Finally, Ganguly finds paradise at Eden
At 12.55pm on December 1, time stood still for a moment in this laid-back eastern city. When Sourav Ganguly pushed Danish Kaneria just wide of mid-off and ran a single, hands aloft in the air, the 50,000-strong crowd at Eden Gardens had finally witnessed something more than a decade in the making. All through his career Ganguly has had a sense of occasion, an uncanny knack of claiming what is rightfully his.
He might have begun his career with a hundred at Lord's but he did not deserve to end it without a Test century at Eden Gardens. That he finally had a Test hundred against traditional rivals Pakistan will not mean as much to him as the fact that he had, in some token, paid back his faithful and often fanatical supporters, for Ganguly shares a bond with his fans that no other Indian cricketer does.
Sachin Tendulkar is loved in Mumbai, but no less anywhere else in the country which adopted the curly-haired 16-year-old as a national treasure soon after he made his debut. Rahul Dravid is respected in Karnataka, but not celebrated as much as a son of the soil as Anil Kumble or Javagal Srinath. VVS Laxman is the sort of character no-one can dislike, but sections of Punjab grudge him his success as he's seen as the one delaying Yuvraj Singh's inevitable installation in the middle-order.

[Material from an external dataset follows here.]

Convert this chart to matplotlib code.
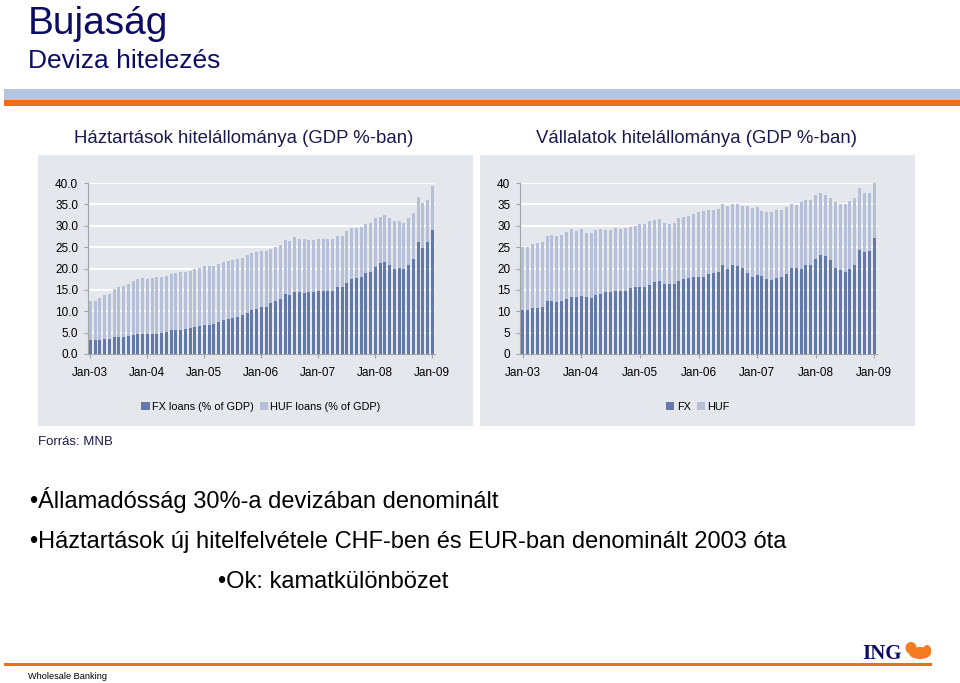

For Ganguly, Kolkata feels an unconditional love, the kind that asks for nothing in return and yet blindly accepts whatever it gets. There's nothing objective about the manner in which Ganguly is assessed as a cricketer, and anyone who dares to contradict the overwhelmingly positive image is not spared. He's the uncrowned prince of Kolkata, and on Saturday, in the company of VVS Laxman, the man who earned the position of the lord of Eden Gardens with his 281 against Australia in 2001, Ganguly rattled off a century as easily as he was batting in the bylanes of Behala, and not a Test match.
Ganguly was helped along by a hamstrung pace attack and a pitch so dead you wondered if it was prepared by a mortician rather than a curator. But still, there have been flat decks and weak attacks in the past, and this no guarantee of a century. What does help is having a free mind. Coming in to this Test match on a back of a crucial and positive 48 in the first Test in Delhi, and walking out to bat with the score on 313 for 3, Ganguly appeared to be completely free of pressure.
Sure, there are always nerves at the highest level but the manner in which he played his strokes, and the regularity with which the placement matched the timing, suggested that the pressure of batting for his place in the side, of having Yuvraj knocking loudly on selectoral doors, had lifted. This was not the Ganguly of old, the god of off-side batting, but an improved version. This was the Ganguly who could score runs even when the going was tough, even if it didn't always look pretty, and one who was smart enough to cash in when the going was good.
Ganguly's first boundary was an open-faced poke past slip off Danish Kaneria, and the second was a forcing drive straight to Sohail Tanvir at point, who somehow managed to let the ball go through his feet, but the strokes that followed were unhurried and decisive. Shoaib Akhtar, normally played with the weight on the back foot and a state of readiness for the bouncer, was disdainfully slapped through point off the front foot. Mohammad Sami was timed through cover, pure dada style, and Tanvir's awkward angle was negated by Ganguly's left-handedness.
Ganguly's innings progressed at a steady clip, his fifty coming off only 72 balls, and his hundred - the first against major opposition in almost four years - off 144 balls. If he felt any nerves as he approached the milestone, he didn't show it, taking only five balls to get through the so-called nervous nineties and reach three figures. If there was one disappointment - and in Kolkata on a day like this you want be careful what you criticise - it was that Ganguly threw it away straight after getting his hundred, holing out to long-off. In the context of the game, though, it mattered little, and it would take a cruel person to hold this against Ganguly on his day.
The crowd, which had cheered so lustily every time Ganguly's face flashed on the giant screen as he waited for his turn to bat, certainly didn't mind, and gave him a rousing reception as he walked off the field. The moment was made that extra bit special because this crowd hadn't got sight of their hero in the flesh for a while. The last ODI here was washed out without India batting, and the one before that was the time when Ganguly was out of the side. Today, with his maiden Test hundred at home, Ganguly made that wait worthwhile.